Legal Considerations
Both commercial leases and purchase agreements require careful legal review. Leases may include clauses on renewal, subleasing, rent escalation, and termination rights. Purchase agreements involve contingencies, warranties, and title assurances. Engaging experienced legal counsel ensures that the agreement protects your interests and minimizes risk.
Making the Decision: Lease or Purchase?
Ultimately, the choice between leasing and purchasing depends on a combination of financial capacity, long-term strategy, and risk tolerance. For startups and small businesses, leasing often provides a practical way to access prime locations with minimal risk. For established businesses seeking stability and long-term investment opportunities, purchasing may be the more advantageous route.
Both options are central to commercial real estate transactions, and understanding their implications can significantly impact a business’s operational and financial success. Proper due diligence, market analysis, and consultation with real estate and legal professionals are essential steps in making an informed choice.
Conclusion
Choosing between a commercial lease and a purchase agreement is not simply a financial decision—it’s a strategic one.

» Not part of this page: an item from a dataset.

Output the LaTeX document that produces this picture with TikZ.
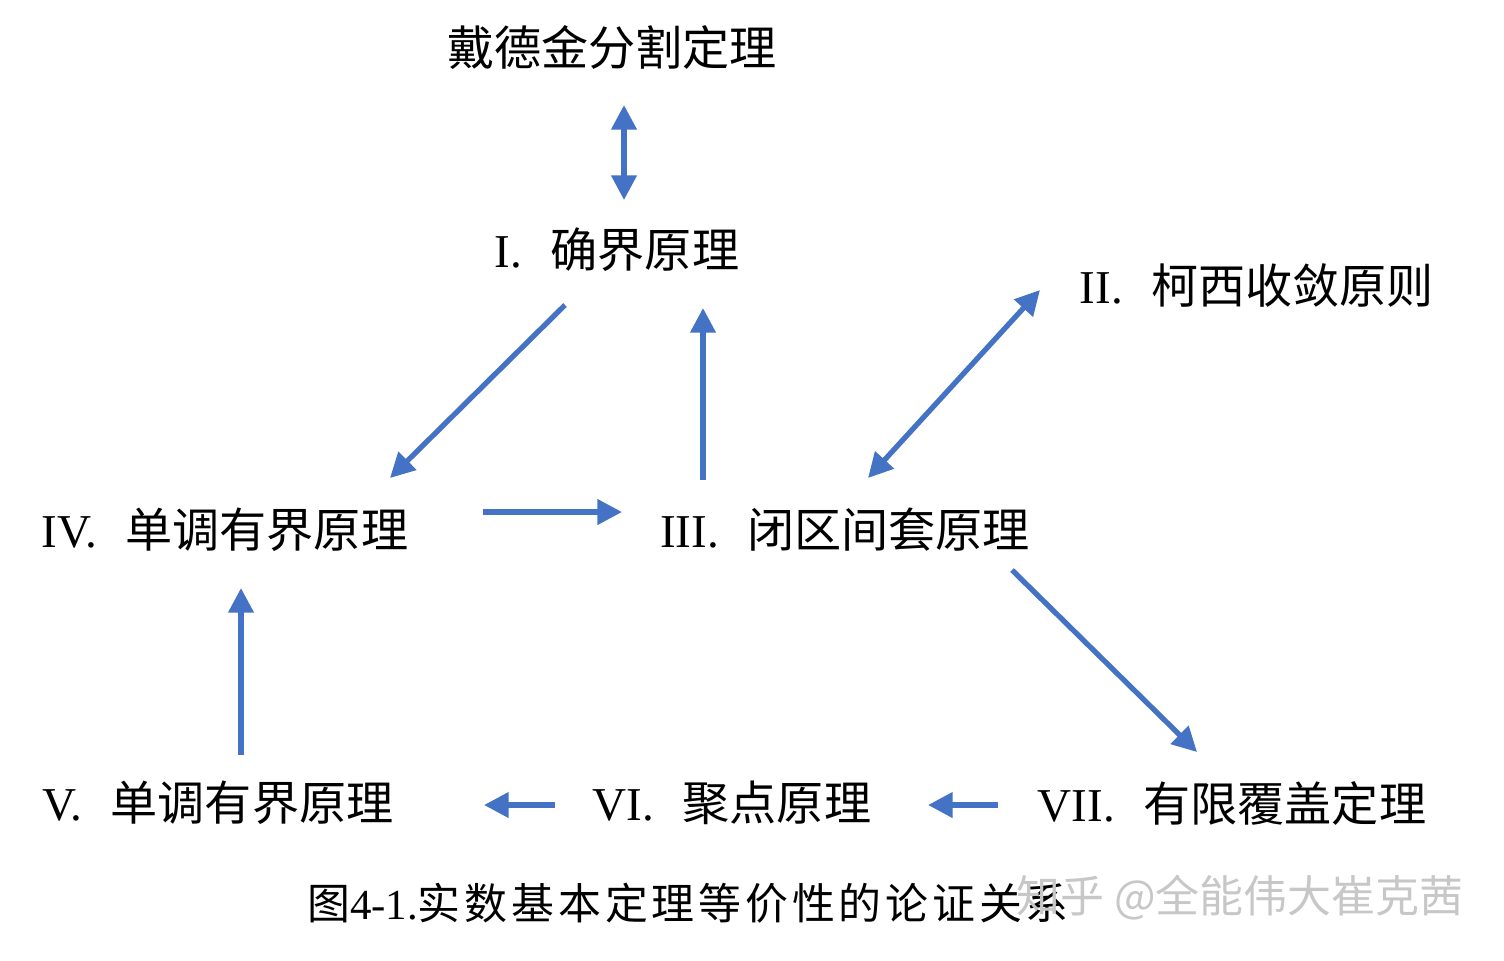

Leasing provides flexibility, lower upfront costs, and reduced responsibilities, while purchasing offers equity, control, and long-term stability. By carefully evaluating finances, growth potential, tax implications, and market conditions, businesses can determine the option that aligns with their goals.
Whether leasing or buying, successful commercial real estate transactions hinge on thorough research, professional guidance, and a clear understanding of both options. This knowledge empowers business owners to make decisions that support operational efficiency and long-term growth.
By weighing the pros and cons of each approach, you can navigate the complexities of commercial real estate transactions with confidence and secure the space that best fits your business needs.